Requirement >>
Leave out the pictures and reproduce all of the data exactly.

● ● ●

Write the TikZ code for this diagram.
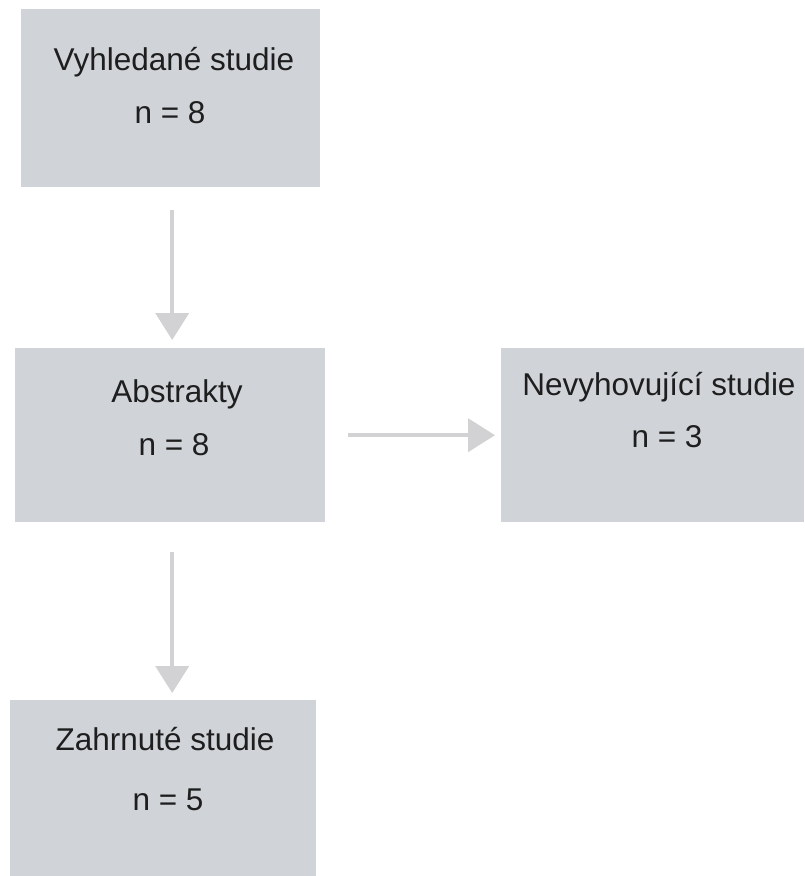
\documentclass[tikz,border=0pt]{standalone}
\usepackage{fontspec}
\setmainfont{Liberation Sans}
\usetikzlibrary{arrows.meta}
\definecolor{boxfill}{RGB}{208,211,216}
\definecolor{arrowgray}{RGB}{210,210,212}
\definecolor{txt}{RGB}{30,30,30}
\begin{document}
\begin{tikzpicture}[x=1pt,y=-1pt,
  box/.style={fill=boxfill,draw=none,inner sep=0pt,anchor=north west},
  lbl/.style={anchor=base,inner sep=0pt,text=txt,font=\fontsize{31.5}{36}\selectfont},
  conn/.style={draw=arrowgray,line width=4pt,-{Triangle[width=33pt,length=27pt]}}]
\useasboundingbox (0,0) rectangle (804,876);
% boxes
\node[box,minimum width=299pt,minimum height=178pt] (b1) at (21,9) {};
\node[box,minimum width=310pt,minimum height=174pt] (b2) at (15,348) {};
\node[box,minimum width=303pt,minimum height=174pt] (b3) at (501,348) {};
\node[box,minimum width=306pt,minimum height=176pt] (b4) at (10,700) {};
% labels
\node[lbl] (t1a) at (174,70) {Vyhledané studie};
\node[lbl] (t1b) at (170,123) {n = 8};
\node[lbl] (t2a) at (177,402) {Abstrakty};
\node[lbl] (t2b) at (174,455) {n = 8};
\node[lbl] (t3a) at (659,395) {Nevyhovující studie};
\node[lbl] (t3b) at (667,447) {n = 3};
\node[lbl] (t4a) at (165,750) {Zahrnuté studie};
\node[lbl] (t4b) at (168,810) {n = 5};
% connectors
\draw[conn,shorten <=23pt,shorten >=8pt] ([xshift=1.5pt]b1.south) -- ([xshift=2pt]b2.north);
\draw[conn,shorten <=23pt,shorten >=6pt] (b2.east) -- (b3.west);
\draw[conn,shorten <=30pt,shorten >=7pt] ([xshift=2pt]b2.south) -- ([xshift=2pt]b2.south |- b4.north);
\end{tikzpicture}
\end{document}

● ● ●

Full solution >>
Write the TikZ code for this diagram.
\documentclass[tikz,border=0pt]{standalone}
\usepackage{fontspec}
\setmainfont{Liberation Sans}
\usetikzlibrary{arrows.meta}
\definecolor{boxfill}{RGB}{208,211,216}
\definecolor{arrowgray}{RGB}{210,210,212}
\definecolor{txt}{RGB}{30,30,30}
\begin{document}
\begin{tikzpicture}[x=1pt,y=-1pt,
  box/.style={fill=boxfill,draw=none,inner sep=0pt,anchor=north west},
  lbl/.style={anchor=base,inner sep=0pt,text=txt,font=\fontsize{31.5}{36}\selectfont},
  conn/.style={draw=arrowgray,line width=4pt,-{Triangle[width=33pt,length=27pt]}}]
\useasboundingbox (0,0) rectangle (804,876);
% boxes
\node[box,minimum width=299pt,minimum height=178pt] (b1) at (21,9) {};
\node[box,minimum width=310pt,minimum height=174pt] (b2) at (15,348) {};
\node[box,minimum width=303pt,minimum height=174pt] (b3) at (501,348) {};
\node[box,minimum width=306pt,minimum height=176pt] (b4) at (10,700) {};
% labels
\node[lbl] (t1a) at (174,70) {Vyhledané studie};
\node[lbl] (t1b) at (170,123) {n = 8};
\node[lbl] (t2a) at (177,402) {Abstrakty};
\node[lbl] (t2b) at (174,455) {n = 8};
\node[lbl] (t3a) at (659,395) {Nevyhovující studie};
\node[lbl] (t3b) at (667,447) {n = 3};
\node[lbl] (t4a) at (165,750) {Zahrnuté studie};
\node[lbl] (t4b) at (168,810) {n = 5};
% connectors
\draw[conn,shorten <=23pt,shorten >=8pt] ([xshift=1.5pt]b1.south) -- ([xshift=2pt]b2.north);
\draw[conn,shorten <=23pt,shorten >=6pt] (b2.east) -- (b3.west);
\draw[conn,shorten <=30pt,shorten >=7pt] ([xshift=2pt]b2.south) -- ([xshift=2pt]b2.south |- b4.north);
\end{tikzpicture}
\end{document}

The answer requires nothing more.